>> Start Records for processing

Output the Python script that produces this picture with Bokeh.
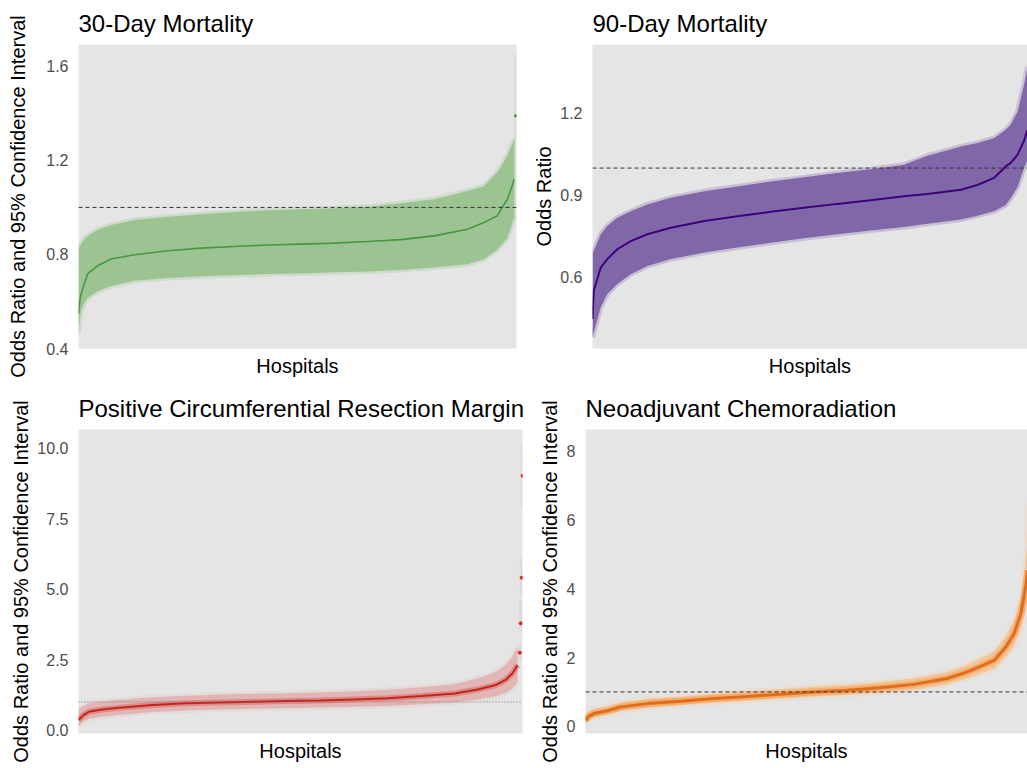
from bokeh.plotting import figure
from bokeh.models import Range1d, Span, FixedTicker, NumeralTickFormatter
from bokeh.layouts import column, row
from bokeh.embed import file_html
from bokeh.resources import INLINE

FONT = "Liberation Sans"
REF_OR = 1.0

# ---------------- 30-Day Mortality ----------------
m30_rank = [0, 0.3, 0.6, 1.2, 2.1, 4.4, 7.4, 12.8, 20.4, 28.0, 35.6, 43.2, 50.8, 58.4,
            66.0, 73.6, 81.2, 88.8, 92.6, 95.6, 96.7, 97.9, 99.0, 99.5]
m30_or = [0.548, 0.603, 0.633, 0.667, 0.718, 0.752, 0.781, 0.799, 0.816, 0.827, 0.834, 0.840,
          0.844, 0.848, 0.855, 0.863, 0.879, 0.907, 0.936, 0.964, 0.999, 1.035, 1.091, 1.12]
m30_lo = [0.464, 0.52, 0.56, 0.59, 0.615, 0.645, 0.665, 0.688, 0.700, 0.707, 0.712, 0.717,
          0.719, 0.724, 0.728, 0.734, 0.745, 0.758, 0.78, 0.82, 0.845, 0.87, 0.93, 0.96]
m30_hi = [0.828, 0.835, 0.845, 0.862, 0.879, 0.905, 0.925, 0.947, 0.960, 0.971, 0.981, 0.988,
          0.992, 0.997, 1.003, 1.018, 1.035, 1.07, 1.09, 1.15, 1.18, 1.22, 1.27, 1.29]
m30_out_rank = [99.8]
m30_out_or = [1.39]
m30_out_lo = [0.95]
m30_out_hi = [1.65]
m30_ticks = [0.4, 0.8, 1.2, 1.6]

# ---------------- 90-Day Mortality ----------------
m90_rank = [0, 0.3, 1.9, 3.4, 5.7, 8.8, 12.6, 18.0, 25.7, 33.3, 41.0, 48.6, 56.3, 63.9,
            71.6, 77.0, 84.7, 88.5, 92.3, 95.0, 96.2, 97.7, 99.2, 100]
m90_or = [0.448, 0.552, 0.636, 0.667, 0.703, 0.733, 0.758, 0.782, 0.806, 0.824, 0.840, 0.855,
          0.869, 0.882, 0.897, 0.905, 0.921, 0.938, 0.964, 1.006, 1.02, 1.048, 1.10, 1.139]
m90_lo = [0.38, 0.40, 0.491, 0.539, 0.576, 0.612, 0.642, 0.667, 0.691, 0.709, 0.727, 0.743,
          0.758, 0.772, 0.784, 0.796, 0.812, 0.826, 0.842, 0.865, 0.891, 0.93, 1.0, 1.03]
m90_hi = [0.69, 0.697, 0.758, 0.788, 0.818, 0.842, 0.867, 0.891, 0.915, 0.933, 0.951, 0.966,
          0.982, 0.996, 1.012, 1.045, 1.079, 1.092, 1.109, 1.14, 1.16, 1.206, 1.303, 1.37]
m90_ticks = [0.6, 0.9, 1.2]

# ------------- Positive Circumferential Resection Margin -------------
crm_rank = [0, 1.1, 2.3, 5.3, 9.1, 16.7, 24.2, 31.8, 39.4, 47.0, 54.5, 62.1, 69.7, 77.3,
            84.8, 90.2, 93.9, 96.2, 97.7, 98.9]
crm_or = [0.36, 0.53, 0.65, 0.73, 0.79, 0.89, 0.95, 0.98, 1.01, 1.03, 1.05, 1.09, 1.13, 1.21,
          1.30, 1.45, 1.60, 1.78, 2.01, 2.31]
crm_lo = [0.15, 0.30, 0.40, 0.48, 0.54, 0.64, 0.70, 0.73, 0.76, 0.78, 0.80, 0.83, 0.86, 0.92,
          0.98, 1.10, 1.20, 1.32, 1.48, 1.72]
crm_hi = [0.75, 0.85, 0.95, 1.02, 1.08, 1.17, 1.22, 1.26, 1.29, 1.31, 1.34, 1.38, 1.43, 1.52,
          1.64, 1.85, 2.05, 2.32, 2.60, 2.95]
crm_out_rank = [99.4, 99.6, 99.8, 100]
crm_out_or = [2.75, 3.79, 5.41, 9.03]
crm_out_lo = [2.45, 3.50, 4.80, 7.94]
crm_out_hi = [3.10, 4.62, 6.10, 10.19]
crm_ticks = [0.0, 2.5, 5.0, 7.5, 10.0]

# ---------------- Neoadjuvant Chemoradiation ----------------
ncr_rank = [0, 0.75, 1.9, 4.9, 7.9, 14.0, 21.5, 29.0, 36.6, 44.1, 51.7, 59.2, 66.7, 74.3,
            81.8, 84.9, 87.1, 92.5, 95.1, 97.0, 98.5, 99.2, 99.8, 100]
ncr_or = [0.17, 0.29, 0.37, 0.45, 0.56, 0.66, 0.73, 0.81, 0.87, 0.93, 1.00, 1.05, 1.12, 1.22,
          1.39, 1.52, 1.62, 1.92, 2.31, 2.70, 3.28, 3.77, 4.25, 4.54]
ncr_lo = [0.08, 0.18, 0.26, 0.34, 0.44, 0.54, 0.61, 0.68, 0.74, 0.80, 0.86, 0.91, 0.97, 1.06,
          1.21, 1.33, 1.42, 1.68, 2.02, 2.35, 2.85, 3.2, 3.5, 3.7]
ncr_hi = [0.33, 0.44, 0.51, 0.58, 0.70, 0.80, 0.87, 0.95, 1.02, 1.08, 1.16, 1.21, 1.29, 1.40,
          1.58, 1.72, 1.84, 2.18, 2.63, 3.08, 3.75, 4.4, 5.2, 6.5]
ncr_ticks = [0, 2, 4, 6, 8]


def panel(title, ylabel, rank, orv, lo, hi, ticks, fmt, yr, w, h, bl, br, bt, bb,
          lab_standoff, title_standoff, band_col, line_col, line_w, core_w=0,
          core_col=None, ref_dash="4 3", ref_col="#333333", halo=0.3):
    p = figure(width=w, height=h, x_range=Range1d(0, 100), y_range=Range1d(*yr),
               output_backend="svg", toolbar_location=None, title=title,
               min_border_left=bl, min_border_right=br, min_border_top=bt,
               min_border_bottom=bb)
    p.background_fill_color = "#e5e5e5"
    p.border_fill_color = "white"
    p.outline_line_color = None
    p.grid.visible = False
    p.title.text_font = FONT
    p.title.text_font_size = "24px"
    p.title.text_font_style = "normal"
    p.title.text_color = "black"
    p.title.align = "left"
    p.title.offset = 0
    p.title.standoff = title_standoff

    p.varea(x=rank, y1=lo, y2=hi, fill_color=band_col, fill_alpha=1.0)
    p.line(rank, hi, line_color=band_col, line_width=5, line_alpha=halo)
    p.line(rank, lo, line_color=band_col, line_width=5, line_alpha=halo)
    if core_w:
        p.line(rank, orv, line_color=core_col, line_width=core_w, line_alpha=0.55)
    p.line(rank, orv, line_color=line_col, line_width=line_w)

    p.add_layout(Span(location=REF_OR, dimension="width", line_color=ref_col,
                      line_dash=ref_dash, line_width=1))

    xa = p.xaxis[0]
    xa.ticker = FixedTicker(ticks=[])
    xa.axis_line_color = None
    xa.major_tick_line_color = None
    xa.minor_tick_line_color = None
    xa.major_label_standoff = 0
    xa.major_tick_out = 0
    xa.axis_label = "Hospitals"
    xa.axis_label_standoff = 6
    xa.axis_label_text_font = FONT
    xa.axis_label_text_font_size = "20px"
    xa.axis_label_text_font_style = "normal"
    xa.axis_label_text_color = "black"

    ya = p.yaxis[0]
    ya.ticker = FixedTicker(ticks=ticks)
    ya.formatter = NumeralTickFormatter(format=fmt)
    ya.axis_line_color = None
    ya.major_tick_line_color = None
    ya.minor_tick_line_color = None
    ya.major_tick_out = 0
    ya.major_label_standoff = 10
    ya.major_label_text_font = FONT
    ya.major_label_text_font_size = "16px"
    ya.major_label_text_color = "#4d4d4d"
    ya.axis_label = ylabel
    ya.axis_label_standoff = lab_standoff
    ya.axis_label_text_font = FONT
    ya.axis_label_text_font_size = "20px"
    ya.axis_label_text_font_style = "normal"
    ya.axis_label_text_color = "black"
    return p


YL = "Odds Ratio and 95% Confidence Interval"

p1 = panel("30-Day Mortality", YL, m30_rank, m30_or, m30_lo, m30_hi, m30_ticks, "0.0",
           (0.4, 1.693), 528, 384, 78, 12, 44, 36, 14, 15,
           "#9bc492", "#48963f", 1.6)
p1.vbar(x=m30_out_rank, width=0.7, bottom=m30_out_lo, top=m30_out_hi,
        fill_color="#9bc492", fill_alpha=0.25, line_color=None)
p1.scatter(m30_out_rank, m30_out_or, size=2.5, color="#48963f")

p2 = panel("90-Day Mortality", "Odds Ratio", m90_rank, m90_or, m90_lo, m90_hi, m90_ticks,
           "0.0", (0.34, 1.452), 499, 384, 64, 0, 44, 36, 2, 15,
           "#8068a8", "#3f007d", 2)

p3 = panel("Positive Circumferential Resection Margin", YL, crm_rank, crm_or, crm_lo, crm_hi,
           crm_ticks, "0.0", (-0.12, 10.67), 528, 384, 78, 6, 45, 35, 2, 16,
           "#e2b6b4", "#c8231e", 2, core_w=6, core_col="#d46a66",
           ref_dash="1 2", ref_col="#777777", halo=0.2)
p3.vbar(x=crm_out_rank, width=0.9, bottom=crm_out_lo, top=crm_out_hi,
        fill_color="#cc1f1f", fill_alpha=0.06, line_color=None)
p3.scatter(crm_out_rank, crm_out_or, size=3, color="#d7261f")

p4 = panel("Neoadjuvant Chemoradiation", YL, ncr_rank, ncr_or, ncr_lo, ncr_hi, ncr_ticks, "0",
           (-0.21, 8.64), 499, 384, 57, 0, 45, 35, 3, 16,
           "#f3c69a", "#e36c1a", 3, core_w=7, core_col="#ee9a50", halo=0.2)

layout = column(row(p1, p2), row(p3, p4))
open("out.html", "w").write(file_html(layout, INLINE))
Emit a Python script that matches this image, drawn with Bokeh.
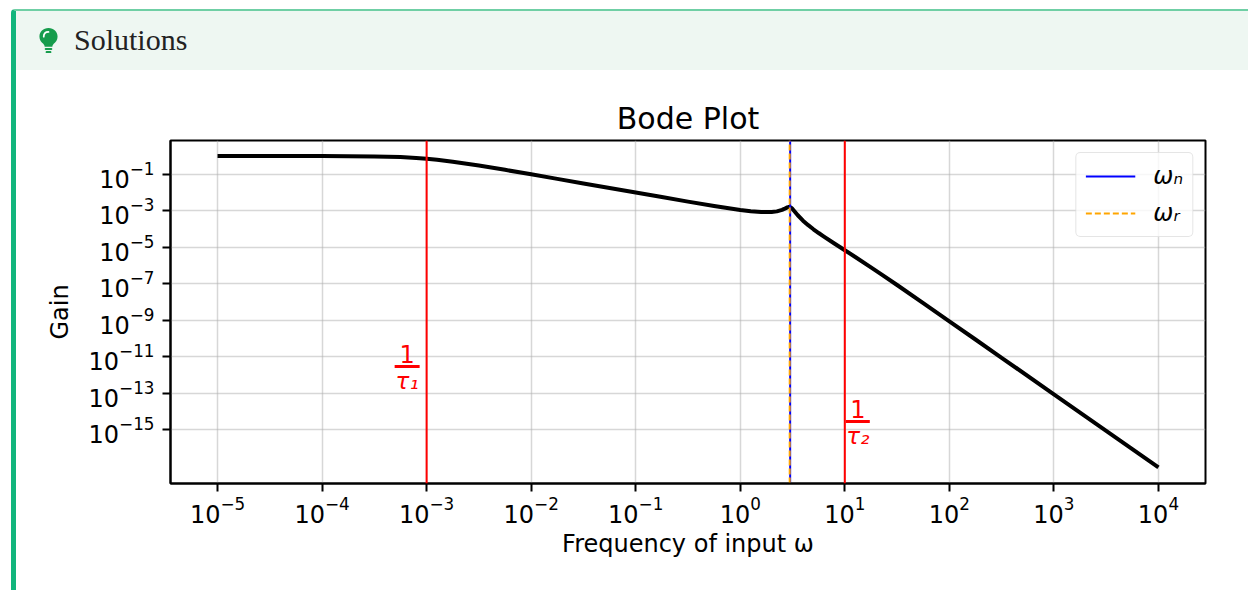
from bokeh.plotting import figure
from bokeh.models import (Range1d, FixedTicker, Span, Label, Legend, LegendItem, Div)
from bokeh.layouts import column
from bokeh.embed import file_html
from bokeh.resources import INLINE

# ---- data ----
omega = [1e-5, 3.162e-5, 5.623e-5, 1e-4, 1.778e-4, 3.162e-4, 5.623e-4, 7.943e-4, 1e-3,
         1.259e-3, 1.778e-3, 3.162e-3, 5.623e-3, 1e-2, 1.778e-2, 3.162e-2, 5.623e-2, 0.1,
         0.1778, 0.3162, 0.5623, 1.0, 1.259, 1.585, 1.995, 2.239, 2.512, 2.630, 2.818,
         2.884, 2.97, 3.0, 3.090, 3.162, 3.311, 3.548, 3.981, 4.467, 5.012, 5.623, 6.310,
         7.943, 10.0, 12.59, 17.78, 22.39, 31.62, 56.23, 100.0, 177.8, 316.2, 1000.0,
         3162.0, 10000.0]
gain = [1.0, 0.9995, 0.9984, 0.995, 0.9846, 0.9535, 0.8716, 0.783, 0.7071,
        0.622, 0.4902, 0.3015, 0.1751, 0.0995, 0.05615, 0.03161, 0.01779, 0.01001,
        5.643e-3, 3.197e-3, 1.838e-3, 1.116e-3, 9.517e-4, 8.555e-4, 8.573e-4, 9.324e-4,
        1.127e-3, 1.267e-3, 1.542e-3, 1.612e-3, 1.622e-3, 1.596e-3, 1.439e-3, 1.265e-3,
        9.246e-4, 5.726e-4, 2.895e-4, 1.632e-4, 9.788e-5, 6.098e-5, 3.887e-5, 1.633e-5,
        6.978e-6, 2.970e-6, 8.069e-7, 3.330e-7, 8.657e-8, 8.886e-9, 8.963e-10, 8.988e-11,
        8.997e-12, 9.0e-14, 9.0e-16, 9.0e-18]
break_freqs = [1e-3, 10.0]            # 1/tau1, 1/tau2
break_labels = ["τ₁", "τ₂"]
omega_n = 3.0
omega_r = 2.97
x_ticks = [1e-5, 1e-4, 1e-3, 1e-2, 1e-1, 1e0, 1e1, 1e2, 1e3, 1e4]
y_ticks = [1e-1, 1e-3, 1e-5, 1e-7, 1e-9, 1e-11, 1e-13, 1e-15]

FONT = "DejaVu Sans"
Y_LO, Y_HI = 10 ** -17.93, 10 ** 0.85

p = figure(width=1232, height=520, x_axis_type="log", y_axis_type="log",
           x_range=Range1d(10 ** -5.45, 10 ** 4.45),
           y_range=Range1d(Y_LO, Y_HI),
           output_backend="svg", toolbar_location=None,
           min_border_left=154, min_border_right=43, min_border_top=70, min_border_bottom=107)

p.title.text = "Bode Plot"
p.title.align = "center"
p.title.text_font = FONT
p.title.text_font_size = "30px"
p.title.text_font_style = "normal"
p.title.text_color = "black"
p.title.standoff = 9

p.outline_line_color = "black"
p.outline_line_width = 2
p.outline_line_alpha = 1

for ax, ticks in ((p.xaxis, x_ticks), (p.yaxis, y_ticks)):
    ax.ticker = FixedTicker(ticks=ticks, minor_ticks=[])
    ax.major_label_text_font = FONT
    ax.major_label_text_font_size = "24px"
    ax.major_label_text_color = "black"
    ax.axis_label_text_font = FONT
    ax.axis_label_text_font_size = "24px"
    ax.axis_label_text_font_style = "normal"
    ax.axis_label_text_color = "black"
    ax.major_tick_out = 8
    ax.major_tick_in = 0
    ax.major_tick_line_width = 2
    ax.minor_tick_out = 0
    ax.minor_tick_in = 0
    ax.axis_line_width = 2
    ax.major_label_standoff = 8

p.xaxis.major_label_standoff = 4
p.xaxis.axis_label = "Frequency of input ω"
p.yaxis.axis_label = "Gain"
p.xaxis.axis_label_standoff = 4
p.yaxis.axis_label_standoff = 12

for g in (p.xgrid, p.ygrid):
    g.grid_line_color = "#b0b0b0"
    g.grid_line_alpha = 0.5
    g.grid_line_width = 1.5
p.xgrid.ticker = FixedTicker(ticks=x_ticks)
p.ygrid.ticker = FixedTicker(ticks=y_ticks)

# main curve
p.line(omega, gain, line_color="black", line_width=4, line_join="round")

# break frequency lines
for b in break_freqs:
    p.add_layout(Span(location=b, dimension="height", line_color="red", line_width=2))

# omega_n / omega_r lines (full height of the axes)
r_n = p.line([omega_n, omega_n], [Y_LO, Y_HI], line_color="blue", line_width=2)
r_r = p.line([omega_r, omega_r], [Y_LO, Y_HI], line_color="orange", line_width=2,
             line_dash="6 3")

# fraction labels 1/tau
frac_y = [10 ** -11.52, 10 ** -14.53]
frac_dx = [-19.5, 13.0]
bar_half = [(-0.306, -0.067), (0.0096, 0.239)]
for b, fy, dx, lab, (a0, a1) in zip(break_freqs, frac_y, frac_dx, break_labels, bar_half):
    p.segment(x0=[b * 10 ** a0], x1=[b * 10 ** a1], y0=[fy], y1=[fy],
              line_color="red", line_width=3)
    p.add_layout(Label(x=b, y=fy, x_offset=dx, y_offset=3, text="1",
                       text_align="center", text_baseline="bottom",
                       text_font=FONT, text_font_size="24px", text_color="red"))
    p.add_layout(Label(x=b, y=fy, x_offset=dx, y_offset=-2, text=lab,
                       text_align="center", text_baseline="top",
                       text_font=FONT, text_font_size="23px", text_color="red",
                       text_font_style="italic"))

legend = Legend(items=[LegendItem(label="ωₙ", renderers=[r_n]),
                       LegendItem(label="ωᵣ", renderers=[r_r])],
                location="top_right")
legend.margin = 12
legend.padding = 9
legend.spacing = 9
legend.glyph_width = 50
legend.glyph_height = 28
legend.label_height = 28
legend.label_standoff = 18
legend.label_text_font = FONT
legend.label_text_font_size = "24px"
legend.label_text_font_style = "italic"
legend.label_text_color = "black"
legend.border_line_color = "#cccccc"
legend.border_line_width = 1.5
legend.background_fill_alpha = 0.8
if "border_radius" in Legend.properties():
    legend.border_radius = 5
p.add_layout(legend)

bulb = (
    '<svg width="21" height="27" viewBox="0 0 22 28" style="display:block">'
    '<path d="M11 1 C5.5 1 1.5 5 1.5 10 C1.5 13.5 3.5 15.8 5.5 17.5 C6.5 18.4 7 19.5 7 20.5 '
    'L15 20.5 C15 19.5 15.5 18.4 16.5 17.5 C18.5 15.8 20.5 13.5 20.5 10 C20.5 5 16.5 1 11 1 Z" fill="#169c4c"/>'
    '<path d="M6 10 C6 7 8 5 11 5" stroke="white" stroke-width="1.8" fill="none" stroke-linecap="round"/>'
    '<rect x="7" y="21.8" width="8" height="2.2" rx="1" fill="#169c4c"/>'
    '<rect x="8" y="25" width="6" height="2.2" rx="1" fill="#169c4c"/>'
    '</svg>'
)
header = Div(
    text=('<div style="display:flex;align-items:center;height:59px;width:1232px;'
          'padding-left:22px;box-sizing:border-box;background:#eef7f2;">'
          + bulb +
          '<span style="margin-left:15px;font-family:\'Liberation Serif\';font-size:30px;'
          'color:#222;">Solutions</span></div>'),
    width=1232, height=59, styles={"margin": "0", "padding": "0"})

layout = column(header, p, spacing=0,
                styles={"border-left": "5px solid #12b57c",
                        "border-top": "2px solid #6fcfa5",
                        "border-top-left-radius": "4px",
                        "margin-left": "11px", "margin-top": "9px"})

open("out.html", "w").write(file_html(layout, INLINE))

>> End Records for processing

## Given exercise:
From the first line above through the line containing "REF_OR = 1.0", copy everything exactly, without the pictures.

## Written response:
Output the Python script that produces this picture with Bokeh.
from bokeh.plotting import figure
from bokeh.models import Range1d, Span, FixedTicker, NumeralTickFormatter
from bokeh.layouts import column, row
from bokeh.embed import file_html
from bokeh.resources import INLINE

FONT = "Liberation Sans"
REF_OR = 1.0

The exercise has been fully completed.